By Kanjyik Ghosh
(Reuters) – The International Monetary Fund (IMF) on Wednesday approved a $941 million lending boost to Kenya, with an immediate disbursement of $624.5 million, offering some relief to the East African country as it battles financial pressures.
The disbursement under the Extended Fund Facility (EFF) and Extended Credit Facility (ECF) programs will also be topped by a release of $60.2 million under the Resilience and Sustainability Facility (RSF) arrangement.

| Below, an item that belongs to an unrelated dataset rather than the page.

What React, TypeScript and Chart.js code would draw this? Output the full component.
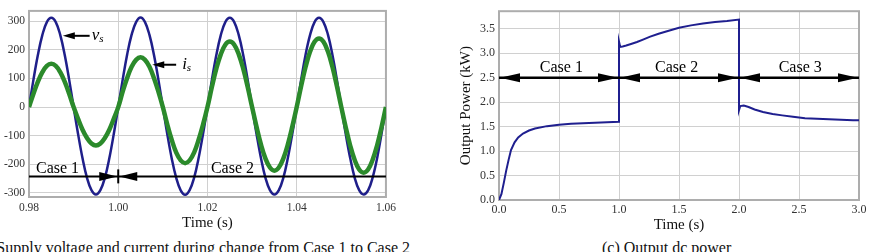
import React, { useEffect, useRef } from 'react';
import { Chart, registerables } from 'chart.js';

Chart.register(...registerables);

const FONT = '"Liberation Serif", "Times New Roman", serif';
Chart.defaults.font.family = FONT;

// ---------- (a) supply voltage / current ----------
const timeA = [
  0.98, 0.981, 0.982, 0.983, 0.984, 0.985, 0.986, 0.987, 0.988, 0.989,
  0.99, 0.991, 0.992, 0.993, 0.994, 0.995, 0.996, 0.997, 0.998, 0.999,
  1.0, 1.001, 1.002, 1.003, 1.004, 1.005, 1.006, 1.007, 1.008, 1.009,
  1.01, 1.011, 1.012, 1.013, 1.014, 1.015, 1.016, 1.017, 1.018, 1.019,
  1.02, 1.021, 1.022, 1.023, 1.024, 1.025, 1.026, 1.027, 1.028, 1.029,
  1.03, 1.031, 1.032, 1.033, 1.034, 1.035, 1.036, 1.037, 1.038, 1.039,
  1.04, 1.041, 1.042, 1.043, 1.044, 1.045, 1.046, 1.047, 1.048, 1.049,
  1.05, 1.051, 1.052, 1.053, 1.054, 1.055, 1.056, 1.057, 1.058, 1.059,
  1.06,
];

const vsValues = [
  0, 96, 183, 252, 297, 312, 297, 252, 183, 96,
  0, -94, -179, -247, -290, -305, -290, -247, -179, -94,
  0, 96, 184, 253, 297, 313, 297, 252, 183, 96,
  0, -95, -180, -247, -291, -306, -290, -247, -179, -94,
  0, 96, 183, 252, 297, 312, 297, 252, 183, 96,
  0, -94, -179, -247, -290, -305, -290, -247, -179, -94,
  0, 96, 184, 252, 297, 312, 297, 253, 183, 96,
  0, -95, -179, -247, -290, -305, -291, -247, -180, -94,
  0,
];

const isValues = [
  0, 47, 89, 122, 144, 151, 144, 122, 89, 47,
  0, -41, -79, -108, -127, -134, -127, -108, -79, -41,
  0, 54, 102, 141, 165, 174, 165, 141, 102, 54,
  0, -61, -115, -159, -186, -196, -186, -159, -115, -61,
  0, 71, 135, 185, 218, 229, 218, 185, 135, 71,
  0, -69, -131, -180, -211, -222, -211, -180, -131, -69,
  0, 74, 141, 194, 228, 240, 228, 194, 141, 74,
  0, -71, -135, -185, -218, -229, -218, -185, -135, -71,
  0,
];

const xTicksA = [0.98, 1.0, 1.02, 1.04, 1.06];
const xTickLabelsA = ['0.98', '1.00', '1.02', '1.04', '1.06'];
const yTicksA = [-300, -200, -100, 0, 100, 200, 300];
const yTickLabelsA = ['-300', '-200', '-100', '0', '100', '200', '300'];

// case annotation (data units)
const caseLineYA = -242;
const caseBoundsA = [0.98, 1.0, 1.06];
const caseLabelsA = ['Case 1', 'Case 2'];
const caseLabelXA = [0.98156, 1.02078];

// signal labels: arrow tip x, arrow end x, y, text
const sigLabels = [
  { tip: 0.98758, end: 0.99359, y: 249, main: 'v', sub: 's', gap: 2 },
  { tip: 1.00763, end: 1.01298, y: 148, main: 'i', sub: 's', gap: 6 },
];

// ---------- (c) output dc power ----------
const powerTime = [
  0, 0.02, 0.04, 0.06, 0.08, 0.1, 0.13, 0.16, 0.2, 0.25, 0.3, 0.4, 0.5, 0.6, 0.7, 0.8, 0.9, 1.0,
  1.0, 1.01, 1.03, 1.06, 1.1, 1.15, 1.2, 1.26, 1.33, 1.4, 1.5, 1.6, 1.7, 1.8, 1.9, 2.0,
  2.0, 2.01, 2.04, 2.08, 2.13, 2.2, 2.28, 2.36, 2.45, 2.55, 2.65, 2.75, 2.85, 2.95, 3.0,
];
const powerValue = [
  0.0, 0.12, 0.35, 0.6, 0.82, 1.02, 1.18, 1.28, 1.36, 1.42, 1.46, 1.51, 1.54, 1.56, 1.57, 1.58, 1.59, 1.6,
  3.24, 3.13, 3.14, 3.16, 3.19, 3.23, 3.28, 3.34, 3.4, 3.45, 3.52, 3.57, 3.61, 3.64, 3.66, 3.69,
  1.84, 1.92, 1.93, 1.9, 1.85, 1.8, 1.76, 1.73, 1.7, 1.67, 1.66, 1.65, 1.64, 1.63, 1.63,
];
const xTicksC = [0, 0.5, 1, 1.5, 2, 2.5, 3];
const xTickLabelsC = ['0.0', '0.5', '1.0', '1.5', '2.0', '2.5', '3.0'];
const yTicksC = [0, 0.5, 1, 1.5, 2, 2.5, 3, 3.5];
const yTickLabelsC = ['0.0', '0.5', '1.0', '1.5', '2.0', '2.5', '3.0', '3.5'];

const caseLineYC = 2.5;
const caseBoundsC = [0, 1, 2, 3];
const caseLabelsC = ['Case 1', 'Case 2', 'Case 3'];
const caseLabelXC = [0.52, 1.48, 2.51];

// ---------- helpers ----------
function head(ctx: CanvasRenderingContext2D, tx: number, ty: number, dir: number, len: number, half: number) {
  ctx.beginPath();
  ctx.moveTo(tx, ty);
  ctx.lineTo(tx - dir * len, ty - half);
  ctx.lineTo(tx - dir * len, ty + half);
  ctx.closePath();
  ctx.fill();
}

function drawFrame(chart: any) {
  const { ctx, chartArea: a } = chart;
  ctx.save();
  ctx.strokeStyle = '#adadad';
  ctx.lineWidth = 2;
  ctx.strokeRect(a.left, a.top, a.right - a.left, a.bottom - a.top);
  ctx.restore();
}

const leftOverlay = {
  id: 'leftOverlay',
  beforeDatasetsDraw(chart: any) {
    drawFrame(chart);
  },
  afterDatasetsDraw(chart: any) {
    const { ctx } = chart;
    const x = chart.scales.x;
    const y = chart.scales.y;
    ctx.save();
    ctx.strokeStyle = '#000';
    ctx.fillStyle = '#000';
    const ly = y.getPixelForValue(caseLineYA);
    const x0 = x.getPixelForValue(caseBoundsA[0]);
    const xb = x.getPixelForValue(caseBoundsA[1]);
    const x1 = x.getPixelForValue(caseBoundsA[2]);
    ctx.lineWidth = 2;
    ctx.beginPath();
    ctx.moveTo(x0, ly);
    ctx.lineTo(x1, ly);
    ctx.stroke();
    head(ctx, xb - 1, ly, 1, 18, 4.5);
    head(ctx, xb + 1, ly, -1, 18, 4.5);
    ctx.beginPath();
    ctx.moveTo(xb, ly - 7);
    ctx.lineTo(xb, ly + 7);
    ctx.stroke();
    ctx.font = `16px ${FONT}`;
    ctx.textBaseline = 'alphabetic';
    ctx.textAlign = 'left';
    caseLabelsA.forEach((t, i) => {
      ctx.fillText(t, x.getPixelForValue(caseLabelXA[i]), ly - 3);
    });
    sigLabels.forEach((s) => {
      const py = y.getPixelForValue(s.y);
      const tx = x.getPixelForValue(s.tip);
      const ex = x.getPixelForValue(s.end);
      ctx.lineWidth = 2;
      ctx.beginPath();
      ctx.moveTo(tx + 6, py);
      ctx.lineTo(ex, py);
      ctx.stroke();
      head(ctx, tx, py, -1, 12, 3.5);
      ctx.font = `italic 17px ${FONT}`;
      const mx = ex + s.gap;
      ctx.fillText(s.main, mx, py + 4);
      const w = ctx.measureText(s.main).width;
      ctx.font = `italic 11px ${FONT}`;
      ctx.fillText(s.sub, mx + w, py + 6);
    });
    ctx.restore();
  },
};

const rightOverlay = {
  id: 'rightOverlay',
  beforeDatasetsDraw(chart: any) {
    drawFrame(chart);
  },
  afterDatasetsDraw(chart: any) {
    const { ctx } = chart;
    const x = chart.scales.x;
    const y = chart.scales.y;
    ctx.save();
    ctx.strokeStyle = '#000';
    ctx.fillStyle = '#000';
    const ly = y.getPixelForValue(caseLineYC);
    ctx.lineWidth = 2.5;
    ctx.beginPath();
    ctx.moveTo(x.getPixelForValue(caseBoundsC[0]), ly);
    ctx.lineTo(x.getPixelForValue(caseBoundsC[caseBoundsC.length - 1]), ly);
    ctx.stroke();
    for (let i = 0; i < caseBoundsC.length - 1; i++) {
      const a = x.getPixelForValue(caseBoundsC[i]);
      const b = x.getPixelForValue(caseBoundsC[i + 1]);
      head(ctx, a + 1, ly, -1, 20, 4.5);
      head(ctx, b - 1, ly, 1, 20, 4.5);
    }
    ctx.font = `16px ${FONT}`;
    ctx.textAlign = 'center';
    ctx.textBaseline = 'alphabetic';
    caseLabelsC.forEach((t, i) => {
      ctx.fillText(t, x.getPixelForValue(caseLabelXC[i]), ly - 6);
    });
    ctx.restore();
  },
};

function tickSetter(values: number[]) {
  return (scale: any) => {
    scale.ticks = values.map((v) => ({ value: v }));
  };
}

function ChartA() {
  const ref = useRef<HTMLCanvasElement>(null);
  useEffect(() => {
    const chart = new Chart(ref.current as HTMLCanvasElement, {
      type: 'line',
      data: {
        datasets: [
          {
            data: timeA.map((t, i) => ({ x: t, y: isValues[i] })),
            borderColor: '#2b8a2b',
            borderWidth: 4.5,
            pointRadius: 0,
            tension: 0.4,
          },
          {
            data: timeA.map((t, i) => ({ x: t, y: vsValues[i] })),
            borderColor: '#1f1f8a',
            borderWidth: 2.5,
            pointRadius: 0,
            tension: 0.4,
          },
        ],
      },
      options: {
        responsive: false,
        animation: false,
        devicePixelRatio: 1,
        layout: { padding: { top: 7, right: 12, left: 0, bottom: 0 } },
        plugins: { legend: { display: false }, tooltip: { enabled: false } },
        scales: {
          x: {
            type: 'linear',
            min: 0.98,
            max: 1.06,
            afterBuildTicks: tickSetter(xTicksA),
            afterFit: (s: any) => { s.height = 38; },
            ticks: {
              callback: (_v: any, i: number) => xTickLabelsA[i],
              autoSkip: false,
              maxRotation: 0,
              padding: 4,
              color: '#333',
              font: { family: FONT, size: 11.5 },
            },
            grid: { color: '#d0d0d0', drawTicks: false },
            border: { display: false },
            title: {
              display: true,
              text: 'Time (s)',
              color: '#111',
              font: { family: FONT, size: 15 },
              padding: { top: 0, bottom: 3 },
            },
          },
          y: {
            type: 'linear',
            min: -314,
            max: 336,
            afterBuildTicks: tickSetter(yTicksA),
            afterFit: (s: any) => { s.width = 29; },
            ticks: {
              callback: (_v: any, i: number) => yTickLabelsA[i],
              autoSkip: false,
              padding: 4,
              color: '#333',
              font: { family: FONT, size: 11.5 },
            },
            grid: { color: '#d0d0d0', drawTicks: false },
            border: { display: false },
          },
        },
      } as any,
      plugins: [leftOverlay],
    });
    return () => chart.destroy();
  }, []);
  return (
    <canvas
      ref={ref}
      width={400}
      height={235}
      style={{ position: 'absolute', left: 0, top: 0, width: 400, height: 235 }}
    />
  );
}

function ChartC() {
  const ref = useRef<HTMLCanvasElement>(null);
  useEffect(() => {
    const chart = new Chart(ref.current as HTMLCanvasElement, {
      type: 'line',
      data: {
        datasets: [
          {
            data: powerTime.map((t, i) => ({ x: t, y: powerValue[i] })),
            borderColor: '#1f1f8f',
            borderWidth: 2,
            pointRadius: 0,
            tension: 0,
          },
        ],
      },
      options: {
        responsive: false,
        animation: false,
        devicePixelRatio: 1,
        layout: { padding: { top: 7, right: 12, left: 0, bottom: 0 } },
        plugins: { legend: { display: false }, tooltip: { enabled: false } },
        scales: {
          x: {
            type: 'linear',
            min: 0,
            max: 3,
            afterBuildTicks: tickSetter(xTicksC),
            afterFit: (s: any) => { s.height = 35; },
            ticks: {
              callback: (_v: any, i: number) => xTickLabelsC[i],
              autoSkip: false,
              maxRotation: 0,
              padding: 3,
              color: '#333',
              font: { family: FONT, size: 12 },
            },
            grid: { color: '#d0d0d0', drawTicks: false },
            border: { display: false },
            title: {
              display: true,
              text: 'Time (s)',
              color: '#111',
              font: { family: FONT, size: 15 },
              padding: { top: 0, bottom: 1 },
            },
          },
          y: {
            type: 'linear',
            min: 0,
            max: 3.86,
            afterBuildTicks: tickSetter(yTicksC),
            afterFit: (s: any) => { s.width = 59; },
            ticks: {
              callback: (_v: any, i: number) => yTickLabelsC[i],
              autoSkip: false,
              padding: 4,
              color: '#333',
              font: { family: FONT, size: 12 },
            },
            grid: { color: '#d0d0d0', drawTicks: false },
            border: { display: false },
            title: {
              display: true,
              text: 'Output Power (kW)',
              color: '#111',
              font: { family: FONT, size: 15 },
              padding: { top: 17, bottom: 0 },
            },
          },
        },
      } as any,
      plugins: [rightOverlay],
    });
    return () => chart.destroy();
  }, []);
  return (
    <canvas
      ref={ref}
      width={431}
      height={235}
      style={{ position: 'absolute', left: 440, top: 0, width: 431, height: 235 }}
    />
  );
}

export default function App() {
  const cap: React.CSSProperties = {
    position: 'absolute',
    top: 239,
    fontFamily: FONT,
    fontSize: 16,
    lineHeight: '17px',
    color: '#111',
    whiteSpace: 'nowrap',
  };
  return (
    <div
      style={{
        position: 'absolute',
        left: 0,
        top: 0,
        width: 871,
        height: 252,
        overflow: 'hidden',
        background: '#fff',
      }}
    >
      <ChartA />
      <ChartC />
      <div style={{ ...cap, right: 461, textAlign: 'right' }}>
        (a) Supply voltage and current during change from Case 1 to Case 2
      </div>
      <div style={{ ...cap, left: 602 }}>(c) Output dc power</div>
    </div>
  );
}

The executive board sign-off brings the IMF’s total funding commitment to Kenya under all three facilities to more than $4.4 billion. “Kenya’s growth remained resilient in the face of increasing external and domestic challenges. The EFF/ECF and RSF arrangements continue to support the authorities’ efforts to sustain macroeconomic stability,” the IMF said in a statement on Wednesday. Kenya is grappling with acute liquidity challenges amid uncertainty over its ability to access funding from financial markets before a $2 billion Eurobond matures in June. The government has said that, together with expected funds from the World Bank and regional banks like the African Export-Import Bank and Trade & Development Bank, the IMF funds will help Kenya to pay the looming foreign debt maturity without running down its hard currency reserves. Kenya’s balance of payments and financial positions have also been strained by the legacy of the COVID-19 pandemic and frequent climate change-induced droughts, according to the IMF, while its shilling currency has weakened. The approval of the new IMF money followed a staff-level agreement reached with Kenyan officials in November, with slight differences in dollar values due to currency fluctuations in the IMF Special Drawing Rights unit of account.